Governance

'Relations between non-profits & govt are waning since liberalisation'

In the wake of arrests of 5 human rights activists by Maharashtra police, Down To Earth speaks to activists about what is bringing government, civil society at loggerheads

 
By Ishan Kukreti
Published: Thursday 20 September 2018

D P chauhan, a tribal rights activist based in Chhattisgarh, is a little perturbed, but undaunted. Three days after the arrest of five human rights activists by the Maharashtra police in six states on August 28, Chauhan’s name emerged in the investigation. A letter allegedly written by another Chhattisgarh-based tribal rights activist Sudha Bharadwaj to one “Comrade Prakash” credits Chauhan for completing a “project” in Raigarh and mentions compensating him for the same.

Chauhan says he read the letter on the social media, though the police have not contacted him yet. “Last year I filed about 100 land encroachment cases under the Scheduled Castes and Tribes (Prevention of Atrocities) Amendment Act, 2015, and the companies are trying to get back at me,” says Chauhan, who has spent more than a decade in Raigarh filing cases against companies.

Apart from the five arrested activists—Sudha Bharadwaj, Varavara Rao, Gautam Navlakha, Arun Fereira and Venon Gonsalves—names of many others working at the grass-roots level have emerged in the investigations. “Even my name is there. While no proceedings have started, there is an atmosphere of fear,” says Nihal Singh Rathore, an advocate and director of the Nagpur Chapter of Human Rights Law Network that provides legal aid to the underprivileged.

The relationship between the government and activists has been deteriorating since 2011, when Anna Hazare launched an anti-corruption campaign during the United Progressive Alliance (UPA) government (see ‘Meltdown’, Down To Earth, 16-31 July, 2011).

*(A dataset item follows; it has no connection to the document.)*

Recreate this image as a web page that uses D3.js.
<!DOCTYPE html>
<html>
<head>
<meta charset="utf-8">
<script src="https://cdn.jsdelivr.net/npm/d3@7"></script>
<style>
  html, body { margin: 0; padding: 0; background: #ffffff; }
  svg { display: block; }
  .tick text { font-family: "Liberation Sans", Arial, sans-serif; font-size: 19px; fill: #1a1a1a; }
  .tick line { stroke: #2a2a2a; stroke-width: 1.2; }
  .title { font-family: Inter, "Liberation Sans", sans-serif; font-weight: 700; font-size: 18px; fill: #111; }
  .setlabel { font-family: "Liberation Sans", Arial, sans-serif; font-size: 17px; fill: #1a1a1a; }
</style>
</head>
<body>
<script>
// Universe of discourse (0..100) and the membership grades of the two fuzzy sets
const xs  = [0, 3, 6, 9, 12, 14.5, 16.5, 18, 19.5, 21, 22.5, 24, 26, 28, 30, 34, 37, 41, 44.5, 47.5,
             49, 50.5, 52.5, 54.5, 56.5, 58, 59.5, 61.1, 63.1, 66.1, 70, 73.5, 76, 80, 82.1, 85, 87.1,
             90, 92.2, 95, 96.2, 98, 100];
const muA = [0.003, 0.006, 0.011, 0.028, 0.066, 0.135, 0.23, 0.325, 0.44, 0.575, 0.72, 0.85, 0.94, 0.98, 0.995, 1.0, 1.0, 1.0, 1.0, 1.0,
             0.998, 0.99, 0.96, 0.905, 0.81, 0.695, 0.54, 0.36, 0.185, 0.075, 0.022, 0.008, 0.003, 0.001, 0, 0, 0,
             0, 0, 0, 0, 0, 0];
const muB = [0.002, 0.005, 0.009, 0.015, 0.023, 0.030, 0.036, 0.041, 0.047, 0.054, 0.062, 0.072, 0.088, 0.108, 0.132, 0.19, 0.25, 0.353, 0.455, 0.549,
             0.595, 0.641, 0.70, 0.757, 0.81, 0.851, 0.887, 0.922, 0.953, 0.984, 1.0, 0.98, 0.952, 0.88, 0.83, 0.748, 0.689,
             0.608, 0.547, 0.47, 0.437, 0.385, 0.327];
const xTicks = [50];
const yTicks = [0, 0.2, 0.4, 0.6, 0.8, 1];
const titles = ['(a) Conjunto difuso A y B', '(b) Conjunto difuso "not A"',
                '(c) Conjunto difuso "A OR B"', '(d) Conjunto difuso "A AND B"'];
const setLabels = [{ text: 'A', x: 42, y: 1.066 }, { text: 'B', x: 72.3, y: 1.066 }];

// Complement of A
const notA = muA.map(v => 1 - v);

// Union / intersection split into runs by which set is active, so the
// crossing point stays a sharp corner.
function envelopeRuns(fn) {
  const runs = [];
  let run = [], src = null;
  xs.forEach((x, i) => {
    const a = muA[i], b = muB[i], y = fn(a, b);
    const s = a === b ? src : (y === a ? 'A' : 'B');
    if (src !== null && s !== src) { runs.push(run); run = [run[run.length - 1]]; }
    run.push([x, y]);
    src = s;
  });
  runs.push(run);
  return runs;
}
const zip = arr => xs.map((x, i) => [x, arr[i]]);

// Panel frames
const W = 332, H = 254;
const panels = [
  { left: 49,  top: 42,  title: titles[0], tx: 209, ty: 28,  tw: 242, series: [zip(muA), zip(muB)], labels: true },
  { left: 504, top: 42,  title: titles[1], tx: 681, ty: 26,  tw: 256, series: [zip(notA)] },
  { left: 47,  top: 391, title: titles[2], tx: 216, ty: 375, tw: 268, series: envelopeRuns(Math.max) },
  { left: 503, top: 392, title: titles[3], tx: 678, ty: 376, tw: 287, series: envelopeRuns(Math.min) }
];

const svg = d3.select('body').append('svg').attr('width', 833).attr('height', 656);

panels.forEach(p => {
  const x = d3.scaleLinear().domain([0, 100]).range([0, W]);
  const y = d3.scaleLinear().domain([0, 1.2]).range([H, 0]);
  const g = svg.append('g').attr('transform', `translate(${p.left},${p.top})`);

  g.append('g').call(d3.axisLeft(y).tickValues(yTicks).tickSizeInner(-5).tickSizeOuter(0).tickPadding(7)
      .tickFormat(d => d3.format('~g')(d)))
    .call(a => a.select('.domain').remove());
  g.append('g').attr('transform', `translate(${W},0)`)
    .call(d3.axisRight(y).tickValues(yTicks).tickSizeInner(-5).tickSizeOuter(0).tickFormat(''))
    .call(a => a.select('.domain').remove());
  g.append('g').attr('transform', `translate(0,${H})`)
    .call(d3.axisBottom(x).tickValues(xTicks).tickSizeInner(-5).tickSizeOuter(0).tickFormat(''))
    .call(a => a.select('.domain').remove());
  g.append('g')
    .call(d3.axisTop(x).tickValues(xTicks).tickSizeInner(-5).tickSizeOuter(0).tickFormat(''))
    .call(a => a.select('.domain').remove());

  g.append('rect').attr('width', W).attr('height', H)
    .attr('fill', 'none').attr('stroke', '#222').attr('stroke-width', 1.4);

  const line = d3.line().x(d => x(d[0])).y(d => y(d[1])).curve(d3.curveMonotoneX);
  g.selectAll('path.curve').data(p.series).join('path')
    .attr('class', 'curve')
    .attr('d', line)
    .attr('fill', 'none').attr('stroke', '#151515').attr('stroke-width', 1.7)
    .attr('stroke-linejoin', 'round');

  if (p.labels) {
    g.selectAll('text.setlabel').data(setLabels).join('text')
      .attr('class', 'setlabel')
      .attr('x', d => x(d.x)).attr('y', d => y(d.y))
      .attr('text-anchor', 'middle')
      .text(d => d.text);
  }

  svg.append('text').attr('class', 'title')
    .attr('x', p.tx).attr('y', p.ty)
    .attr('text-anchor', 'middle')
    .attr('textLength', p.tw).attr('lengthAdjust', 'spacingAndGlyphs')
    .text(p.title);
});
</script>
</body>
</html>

The government passed the Foreign Contribution (Regulation) Rules (FCRR) in 2011 to ban organi sations of “political nature” and electronic media from receiving foreign funding without government permission. The law was invoked by the National Democratic Alliance (NDA) government in 2015 to cancel FCRR licence of non-profits like Green-peace India and Sabrang Trust.

“Both UPA and NDA governments have had the same approach towards civil society. But the attacks have increased under NDA,” says Vijendra Aznabi, a Chhattisgarh-based activist. This is also corroborated by government data. In a reply to Rajya Sabha 2016, the Minister of State, Home Affairs, Kiren Rijiju said that in 2012 the registration of 4,138 non-profits was cancelled for FCRR violations but the number for 2015 was 10,117. What has aggravated this confrontation?

“The waning of relations between non-profits and the government has been happening since liberalisation,” says T K Oommen, professor emeritus at the Centre for the Study of Social Systems, Jawaharlal Nehru University, New Delhi. “With liberalisation, the dynamics between the state, the market and the civil society changed. In a market-led economy, only a few are in control, and welfare schemes related to health and education are increasingly privatised. This happens at the cost of the rights of citizens and civil society,” he says. Data compiled from news reports show that in the last two years, 27 attacks have taken place on activists working in the fields of the Right To Information, land rights and environmental protection (see ‘Bearing the brunt’).

“The government’s desperation to give land to industries is also to blame,” says Stan Swamy, a human rights activist, whose house in Ranchi, Jharkhand, was raided on August 28. “The government is taking tribal land to create a ‘land bank’ for industries, bypassing laws like Panchayats (Extension to Scheduled Areas) Act (PESA), 1996, and the Scheduled Tribes and Other Traditional Forest Dwellers (Recognition of Forest Rights) Act (FRA), 2006,” he adds.

Laws like PESA and FRA em-power people, and non-profits help them realise their rights. This puts them in direct conflict with companies that vie for the same resources. “In Chhattisgarh, earlier a non-profit could be critical of the government on one issue and collaborate with it on another. But that doesn’t happen anymore,” says Aznabi.

It is this framework of market-led growth and development that has turned non-profits a nuisance in the eyes of the government.